Que ninguém diga que foi por falta de aviso
Sobre a decisão do STF, por 8 votos a 3, de tornar o artigo 19 do Marco Civil da Internet “parcialmente” inconstitucional, derrubando, na prática, a necessidade de decisão judicial prévia para a retirada de conteúdos, não tenho nada a dizer que já não tenha dito em artigos precedentes. É suficientemente simbólico que a decisão não tenha sido unânime e os três votos divergentes, dos ministros André Mendonça, Nunes Marques e Edson Fachin, vão ao encontro do que tenho dito desde a primeira hora sobre o tema: o referido artigo é constitucional, posto que foi feito para nos proteger da censura prévia.
Foi feita, por via judicial, a tal “regulamentação das redes”, negada antes pela vontade soberana do povo, por meio da recusa majoritária dos congressistas por ele eleitos em aprovar o PL da censura. Só conheceremos o alcance completo após a publicação do acórdão, onde talvez conste a qual órgão competirá a tarefa de fazer a “fiscalização”.
A partir de então, o que podemos esperar é uma autocensura disseminada. Diante da possibilidade de serem punidas por não retirarem proativamente e sem decisão judicial prévia conteúdos os mais subjetivos possíveis, as plataformas tendem — já afirmaram isso com todas as letras — a retirar conteúdos com temas polêmicos, ainda que perfeitamente lícitos, apenas para evitar uma possível punição. Ora, como esperar que, num país onde um humorista é condenado a oitos anos de cadeia por contar piadas, possamos ter uma definição sã e sensata do que diabos é “discurso de ódio”? Bastando que a grita de militantes bitolados seja alta o suficiente (e talvez nem precise ser tão alta), nada nem ninguém estará a salvo. Aliás, aos esquerdistas entusiastas da geringonça, excitados com a possibilidade de extirparem a tal “extrema-direita” das redes, lembrem-se de que a polêmica vai em ambas as direções e que o que vocês escrevem também é passível de ser visto como “ofensivo” pelo outro lado.
Não tenho dúvidas de que dentro em breve muitos vão encontrar ocasião para se arrependerem do apoio que prestaram à censura disfarçada de regulamentação, ainda que talvez fiquem muito encabulados de dar o braço a torcer e admitir publicamente o equívoco. Aos que trabalham por meio das redes e dependem da criação de conteúdos, preparem-se, pois seus trabalhos se tornarão muito mais difíceis. A consequência mais indigesta, contudo, não é nem essa.

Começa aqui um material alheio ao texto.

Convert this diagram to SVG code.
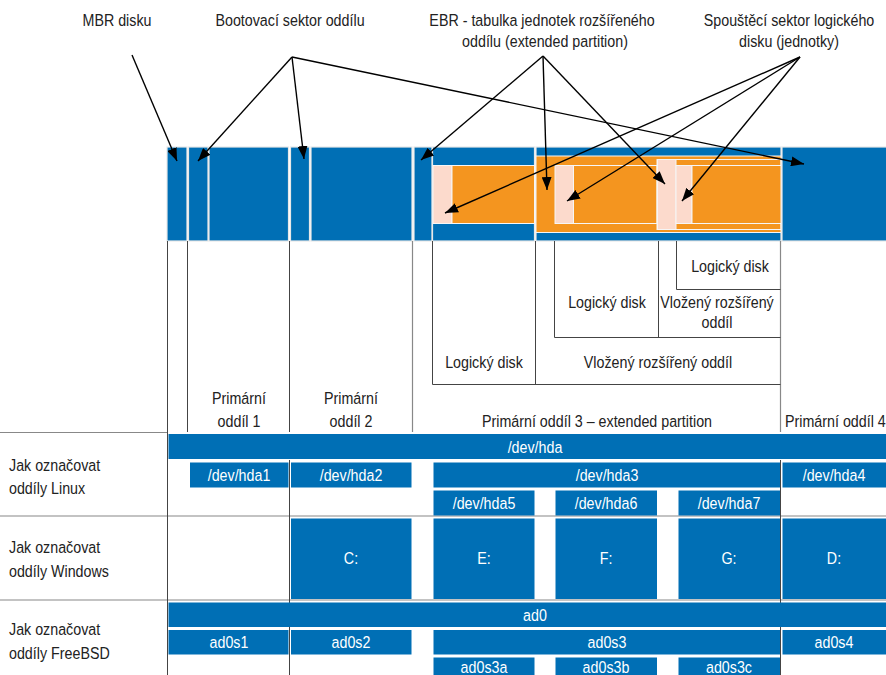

Bastando uma notificação extrajudicial para a retirada de um sem número de conteúdos, podemos esperar que a AGU, convertida na matilha de pitbulls particular do governo, certamente o órgão que mais apoio e “colaboração” prestou e que, como não poderia deixar de ser, logo festejou a decisão majoritária da suprema corte, e que conta com um órgão interno dedicado ao monitoramento das redes — a tal Procuradoria Nacional de Defesa da Democracia —, tome mão do expediente das notificações extrajudiciais para banir conteúdos que desagradem ao governo.
Percebam que a coisa foi tão bem amarrada que, na prática, sequer é necessário que estabeleçam um órgão para fazer a fiscalização; e, ainda que nomeiem outro órgão, isso não impossibilitará a AGU (leia-se: o governo) de usar o novo grau de responsabilização das redes para promover a censura oficial. Parimos um monstro, cuja paternidade, no seu devido tempo, muitos se negarão a reconhecer.
Se, nos últimos seis anos, desde a instauração do inquérito das fake news, a censura foi uma realidade, mas operando ainda de forma desigual, pesando sobretudo em alvos específicos, calando os demais antes pelo amedrontamento, não peco pela hipérbole ao dizer que agora está possibilitada a censura geral. Que ninguém diga que foi por falta de aviso.